If you hear about an estate sale or liquidation, you may be quite excited—it could be your chance to pick up some valuable antiques for a very good price, especially if no one there knows the true value of the items. In fact, some people seek out antique liquidation sales to purchase items for next to nothing and then sell them online at a higher price, making a nice profit for very little work. But that’s not always the case. Sometimes, it seems like the liquidators have set the prices so high that you’re the one getting gouged. How can you avoid that? Here are a few tips.
Know What You’re Looking For
Many antique liquidators are betting on impulse buys. They know the people who come to their sales aren’t looking for anything specific. Instead, they’re just there to browse the discounts and pick up what they can at a bargain price. They don’t expect you to browse through what they’re offering and walk away if you don’t see certain things. They hope you get dazzled by all the offerings and pick out things that look like bargains, even if they’re actually not.
Know What’s Valuable and What’s Hot
Of course, you may see something at the sale that you weren’t really looking for but is simply too good to pass up. If you’re shopping to sell your purchases later, you need to know what’s truly valuable and what’s really hot right now. By doing a little research, you’ll know what your customers want so you can walk into an antique liquidation service sale with a shopping list. You may not find everything (or anything), but you’ll know what you should invest in. You may still find the prices higher than you’d want to pay (these services do their homework, too), but you’ll know what you can easily sell and what you can’t.
Go as Soon as Possible
Some liquidation sales last for several days if it’s a private estate or weeks if it’s a store or antique service. The earlier you can go, the better selection you’ll have. However, prices are likely to be higher earlier in the sale. If you want to really look at the bargains and maybe even haggle a bit, go on the afternoon of the last day. In most cases, the estate appraisal & liquidation service gets a percentage of the sales, and they’re going to want to make as much as possible before they start dropping prices.
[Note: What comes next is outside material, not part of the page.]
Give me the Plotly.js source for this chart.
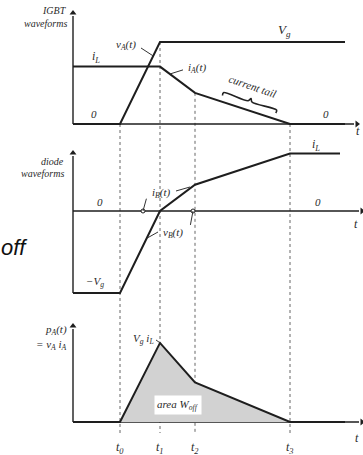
<!DOCTYPE html>
<html><head><meta charset="utf-8">
<script src="https://cdn.plot.ly/plotly-3.0.1.min.js"></script>
<style>html,body{margin:0;padding:0;background:#fff}#chart{width:363px;height:455px}</style>
</head><body><div id="chart"></div>
<script>
// Switching instants (time units) and their labels
const tNames = ['t<sub>0</sub>', 't<sub>1</sub>', 't<sub>2</sub>', 't<sub>3</sub>'];
const tVals = [0, 1, 1.875, 4.25];

// IGBT waveforms (normalised: Vg = 1)
const vA_t = [-1.175, 0, 1, 5.625];
const vA = [0, 0, 1, 1];
const iA_t = [-1.175, 1, 1.875, 4.25, 5.625];
const iA = [0.7, 0.7, 0.38, 0, 0];

// Diode waveform: vB(t) up to t1, then iB(t)
const d_t = [-1.175, 0, 1, 1.875, 4.25, 5.5];
const d_v = [-1, -1, 0, 0.32, 0.7, 0.7];

// Instantaneous IGBT power pA = vA * iA
const p_t = [-1.175, 0, 1, 1.875, 4.25, 5.625];
const p_v = [0, 0, 0.7, 0.35, 0, 0];

// ---- geometry of the three stacked panels (pixels) ----
const W = 363, H = 455;
const X0 = -3, XPX = 40;                 // x range start, pixels per time unit
const panels = {
  y:  {base: 124, scale: 82},            // IGBT
  y2: {base: 211, scale: 82},            // diode
  y3: {base: 422, scale: 113}            // power
};
const yRange = p => [-(H - p.base) / p.scale, p.base / p.scale];
const pxY = (ax, py) => (panels[ax].base - py) / panels[ax].scale;
const pxX = px => px / XPX + X0;
const yPx = (ax, v) => panels[ax].base - v * panels[ax].scale;
const xPx = v => (v - X0) * XPX;

const ink = '#1e1e1e';
const serif = {family: 'Liberation Serif, Times New Roman, serif', color: '#2a2a2a', style: 'italic'};
const f = size => Object.assign({size}, serif);

const traces = [];

// axes: lines from the origin plus a triangular head
const xStart = -1.175;
const axisLines = [
  ['y', pxY('y', 16), pxX(354)],
  ['y2', pxY('y2', 156), pxX(359)],
  ['y3', pxY('y3', 329), pxX(359)]
];
const axisBottoms = {y: 0, y2: pxY('y2', 293), y3: 0};
axisLines.forEach(([ax, yTop, xEnd]) => {
  traces.push({x: [xStart, xStart], y: [axisBottoms[ax], yTop], yaxis: ax, mode: 'lines',
    line: {color: ink, width: 1.4}, hoverinfo: 'skip'});
  traces.push({x: [xStart, xEnd], y: [0, 0], yaxis: ax, mode: 'lines',
    line: {color: ink, width: 1.4}, hoverinfo: 'skip'});
  traces.push({x: [xStart, xEnd + 3 / XPX], y: [yTop + 3 / panels[ax].scale, 0], yaxis: ax,
    mode: 'markers', hoverinfo: 'skip',
    marker: {symbol: ['triangle-up', 'triangle-right'], size: 6, color: ink, line: {width: 0}}});
});

traces.push(
  {x: p_t, y: p_v, yaxis: 'y3', mode: 'lines', fill: 'tozeroy', fillcolor: '#d2d2d2',
   line: {color: ink, width: 2}, hoverinfo: 'skip'},
  {x: vA_t, y: vA, yaxis: 'y', mode: 'lines', line: {color: ink, width: 2}, hoverinfo: 'skip'},
  {x: iA_t, y: iA, yaxis: 'y', mode: 'lines', line: {color: ink, width: 2}, hoverinfo: 'skip'},
  {x: d_t, y: d_v, yaxis: 'y2', mode: 'lines', line: {color: ink, width: 2}, hoverinfo: 'skip'}
);

// small marker circles on the diode time axis
traces.push({x: [0.575, 1.825], y: [0, 0], yaxis: 'y2', mode: 'markers',
  marker: {size: 4, color: '#fff', line: {color: ink, width: 1}}, hoverinfo: 'skip'});

// thin leader lines from labels to curves
const leaders = [
  ['y', 0.525, 0.927, 0.83, 0.83],
  ['y', 1.575, 0.66, 1.25, 0.61],
  ['y2', 1.4, 0.244, 1.75, 0.293],
  ['y2', 0.575, 0.0, 0.66, 0.15],
  ['y2', 0.95, -0.256, 0.68, -0.33],
  ['y2', 1.825, 0.0, 1.76, -0.17],
  ['y3', 0.9, 0.726, 1.0, 0.7]
];
leaders.forEach(([ax, x0, y0, x1, y1]) => traces.push({
  x: [x0, x1], y: [y0, y1], yaxis: ax, mode: 'lines',
  line: {color: '#333', width: 1}, hoverinfo: 'skip'}));

// brace marking the current tail, offset from the t2..t3 segment
(function () {
  const ax = 'y';
  const A = [xPx(tVals[2]), yPx(ax, iA[2])], B = [xPx(tVals[3]), yPx(ax, 0)];
  const dx = B[0] - A[0], dy = B[1] - A[1], L = Math.hypot(dx, dy);
  const u = [dx / L, dy / L], up = [u[1], -u[0]];
  const off = 9, a = 0.27, b = 0.83, h = 3;
  const P = s => [A[0] + dx * s + up[0] * off, A[1] + dy * s + up[1] * off];
  const S = P(a), E = P(b), M = P((a + b) / 2);
  const pts = [
    [S[0] - up[0] * h, S[1] - up[1] * h], S,
    [M[0] - u[0] * 2, M[1] - u[1] * 2], [M[0] + up[0] * h, M[1] + up[1] * h],
    [M[0] + u[0] * 2, M[1] + u[1] * 2], E, [E[0] - up[0] * h, E[1] - up[1] * h]
  ];
  traces.push({x: pts.map(p => pxX(p[0])), y: pts.map(p => pxY(ax, p[1])), yaxis: ax,
    mode: 'lines', line: {color: '#222', width: 1.6, shape: 'spline'}, hoverinfo: 'skip'});
})();

const label = (ax, x, y, text, size, opts) => Object.assign({
  xref: 'x', yref: ax, x, y, text, showarrow: false, font: f(size)
}, opts || {});

const annotations = [
  // IGBT panel
  label('y', pxX(69), pxY('y', 10), 'IGBT', 10, {xanchor: 'right'}),
  label('y', pxX(69), pxY('y', 23), 'waveforms', 10, {xanchor: 'right'}),
  label('y', pxX(284), pxY('y', 30), 'V<sub>g</sub>', 13),
  label('y', pxX(96), pxY('y', 57), 'i<sub>L</sub>', 12),
  label('y', pxX(126), pxY('y', 45), 'v<sub>A</sub>(t)', 11),
  label('y', pxX(197), pxY('y', 68), 'i<sub>A</sub>(t)', 11),
  label('y', pxX(252), pxY('y', 86), 'current tail', 11, {textangle: 19}),
  label('y', pxX(94), pxY('y', 114), '0', 11),
  label('y', pxX(326), pxY('y', 114), '0', 11),
  label('y', pxX(358), pxY('y', 131), 't', 12),
  // diode panel
  label('y2', pxX(66), pxY('y2', 161), 'diode', 10, {xanchor: 'right'}),
  label('y2', pxX(66), pxY('y2', 173), 'waveforms', 10, {xanchor: 'right'}),
  label('y2', pxX(100), pxY('y2', 202), '0', 11),
  label('y2', pxX(318), pxY('y2', 202), '0', 11),
  label('y2', pxX(316), pxY('y2', 145), 'i<sub>L</sub>', 12),
  label('y2', pxX(95), pxY('y2', 282), '\u2212V<sub>g</sub>', 11),
  label('y2', pxX(161), pxY('y2', 193), 'i<sub>B</sub>(t)', 11),
  label('y2', pxX(173), pxY('y2', 233), 'v<sub>B</sub>(t)', 11),
  label('y2', pxX(356), pxY('y2', 224), 't', 12),
  // power panel
  label('y3', pxX(69), pxY('y3', 330), 'p<sub>A</sub>(t)', 11, {xanchor: 'right'}),
  label('y3', pxX(69), pxY('y3', 345), '= v<sub>A</sub> i<sub>A</sub>', 11, {xanchor: 'right'}),
  label('y3', pxX(156), pxY('y3', 339), 'V<sub>g</sub> i<sub>L</sub>', 11, {xanchor: 'right'}),
  label('y3', pxX(178), pxY('y3', 405), 'area W<sub>off</sub>', 11, {bgcolor: '#fff', borderpad: 2}),
  label('y3', pxX(357), pxY('y3', 438), 't', 12)
];
tVals.forEach((t, i) => annotations.push(label('y3', t, pxY('y3', 448), tNames[i], 12)));

// fragment of a slide heading on the left
annotations.push({xref: 'paper', yref: 'paper', x: -0.004, y: (H - 247) / H, xanchor: 'left',
  text: 'off', showarrow: false,
  font: {family: 'Liberation Sans, Arial, sans-serif', size: 22, color: '#111', style: 'italic'}});

// dotted markers for the switching instants, from the IGBT waveform down to the time labels
const tops = [0, 1, iA[2], 0];
const shapes = tVals.map((t, i) => ({
  type: 'line', xref: 'x', yref: 'y', x0: t, x1: t, y0: tops[i], y1: pxY('y', 433),
  line: {color: '#666', width: 1, dash: 'dot'}, layer: 'below'
}));

const hidden = {visible: false, fixedrange: true};
const layout = {
  width: W, height: H, margin: {l: 0, r: 0, t: 0, b: 0},
  paper_bgcolor: '#fff', plot_bgcolor: 'rgba(0,0,0,0)', showlegend: false,
  xaxis: Object.assign({range: [X0, X0 + W / XPX]}, hidden),
  yaxis: Object.assign({range: yRange(panels.y), domain: [0, 1]}, hidden),
  yaxis2: Object.assign({range: yRange(panels.y2), overlaying: 'y'}, hidden),
  yaxis3: Object.assign({range: yRange(panels.y3), overlaying: 'y'}, hidden),
  annotations, shapes
};
Plotly.newPlot('chart', traces, layout, {staticPlot: true, displayModeBar: false});
</script></body></html>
Be Certain to Carefully Look Over the Entire Item
It’s not uncommon for small scratches, dents, or other damage to be overlooked or even ignored by the service hosting the sale. If you find imperfections or damage, bring it to the attention of one of the attendants there. It’s likely you’ll be able to negotiate the price down. Of course, you may not be able to sell the piece for what you’d like if you can’t repair it. It helps to know whatyou can and cannot fix, too, so you know whether or not to even try getting a discount on the item.